The firm highlights Adani Ports' robust ports and logistics ecosystem, considering it the strongest within their coverage of Asia's transport sector.
Jefferies has reaffirmed its buy recommendation on Adani Ports, with the target price raised to Rs 1,640 per share. Despite the company's Q4 EBITDA being 5 percent lower than anticipated due to slightly lower realizations, the management expressed confidence in achieving double-digit growth.
The company's FY25 volume guidance of 460-480 million metric tons (a 10-14 percent increase YoY) aligns with expectations.

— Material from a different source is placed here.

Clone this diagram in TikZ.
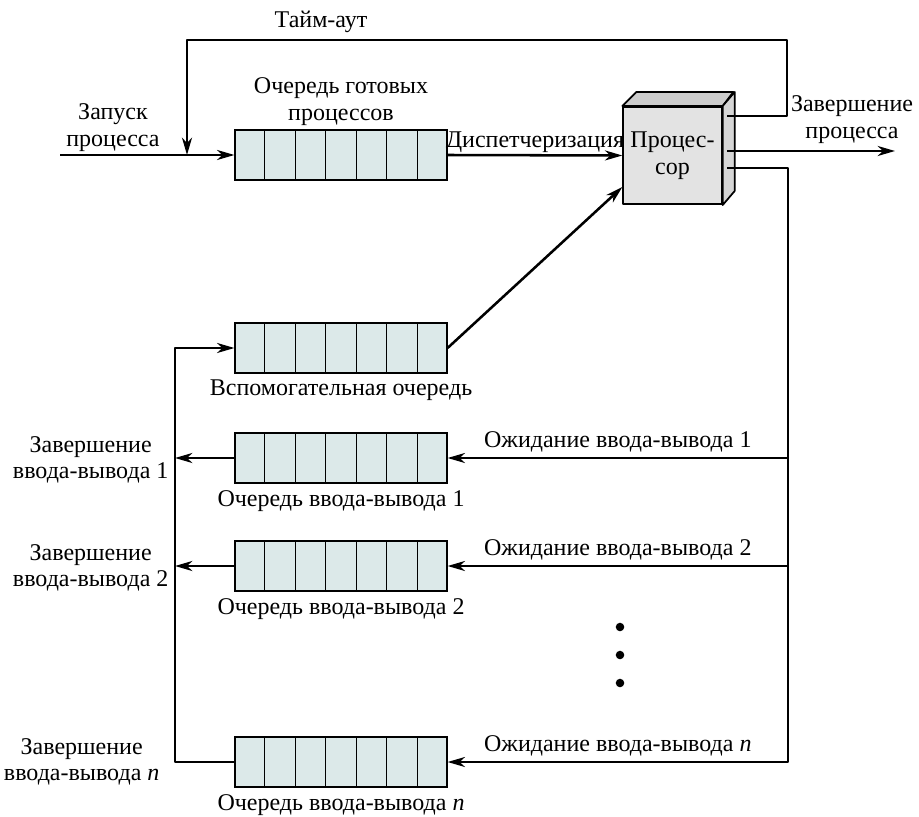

Adani Ports remains focused on prudent capital expenditure and returns, while ongoing market share gains and the commissioning of the Dedicated Freight Corridor (DFC) at Mundra are supportive factors. Additionally, the potential in logistics serves as an additional incentive by analysts at Jefferies.
Also Read | Adani Ports Q4 net profit rises 76% to Rs 2,040 cr, declares Rs 6 dividend
Nuvama is bullish on Adani Ports as it believes that the company stands to benefit from the consolidation of volumes in the shipping industry, as larger vessels are deployed and routes are consolidated, favoring ports with strong origin and destination demand. With its scale, pan-India presence, and existing relationships with container liner companies, Adani Ports is well-positioned to capitalize on this trend, it said.
Moreover, the company has set high cargo volume targets, with a revised target of 500 million metric tons for FY25 post the acquisition of Krishnapatnam Port, indicating an 18 percent AGR over FY20.
Despite the ambitious target, Nuvama believes in the company's execution capabilities and proven track record of volume ramp-up, providing confidence in cargo growth visibility. The brokerage maintained a 'buy' call on the stock but raised their target price to Rs 1,574.